Is Korea’s household debt as dangerous as Spain’s?
By Lee Hyo-sik
The Korean economy is managing to weather the global financial crisis well despite the eurozone debt crisis spinning out of control. While many are expressing concern about external shocks, as the fiasco in Spain shows, the epicenter of the crisis is already inside domestic economies.
In Korea, household debt is, in fact, a time bomb for the economy, with the amount approaching an unsustainable level. This escalating problem is under the spotlight once again, following a new report warning that Korea may follow Spain, which recently sought bailout funds from other countries to prop up its struggling banking sector.
Spanish banks have been reeling from a surge in bad property loans extended to households that have speculated in real estate for years.
The Korea Chamber of Commerce and Industry (KCCI), a lobbying group for 14,000 businesses across the country, said Thursday that Korea’s outstanding household debt is equivalent to 81 percent of its gross domestic product (GDP) in 2010, similar to Spain’s 85 percent and higher than Greece’s 61 percent. The average figure for OECD countries stands at 73 percent.
Oh Suk-tae, an economist at Standard Chartered Bank Korea, warned that Korea could become like Spain if more families become unable to meet debt payments because of the tight labor market and other negative economic conditions.
``Korea is not free from Spanish-style trouble. But fortunately, Korea had long recognized its problems and has been managing them well. In contrast, Spain has continued to let its people speculate on the real estate market with borrowed money,’’ Oh said.

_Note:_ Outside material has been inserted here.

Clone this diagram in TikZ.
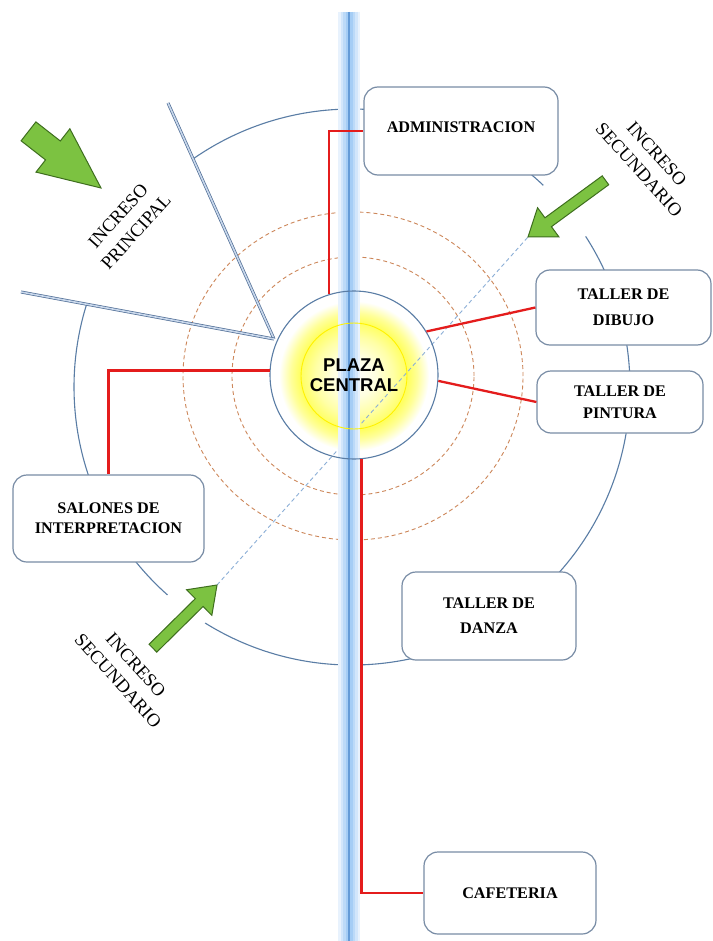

He said the Korean government must refrain from implementing any policies that could prompt households to borrow more.
``A real problem is that there are no macroeconomic theories showing us how to fix the growing household debt problem. Korea is like a patient suffering from an illness with no cure. It is just keeping the symptoms under control.’’
In 2011, families in Asia’s fourth largest economy owed a combined 911.9 trillion won ($779.4 billion) to banks and other financial institutions, according to the Bank of Korea.
``It is alarming to find out that Korea’s household debt to GDP ratio was higher than that of Greece, which is on the verge of sovereign default,’’ a KCCI official said. ``It is also disturbing that the nation’s household debt problem is as serious as Spain’s.’’
Household debt here grew by 9.8 percent in 2010 from the previous year, higher than its GDP growth rate of 6.3 percent. Among 34 OECD members, only Greece and Turkey saw household liabilities increase at faster rates than Korea, at 12.1 percent and 10.8 percent, respectively.
The KCCI official said that to curb rises in household debt, the country should implement growth-oriented policies to create jobs and help families make more money, rather than only rely on discouraging financial institutions from extending loans.
``The government also needs to cut taxes and provide other support to businesses making investments and generating jobs,’’ the official said.
Given that home-backed loans account for nearly 45 percent of total household liability, the government should make it easier for properties to be traded in order to prevent the sector from failing into a slump.
``Additionally, the central bank should refrain from raising interest rates steeply because it will increase the interest burden on leveraged households. The government, businesses and families should all join hands to cope with the debt problem,’’ the official said.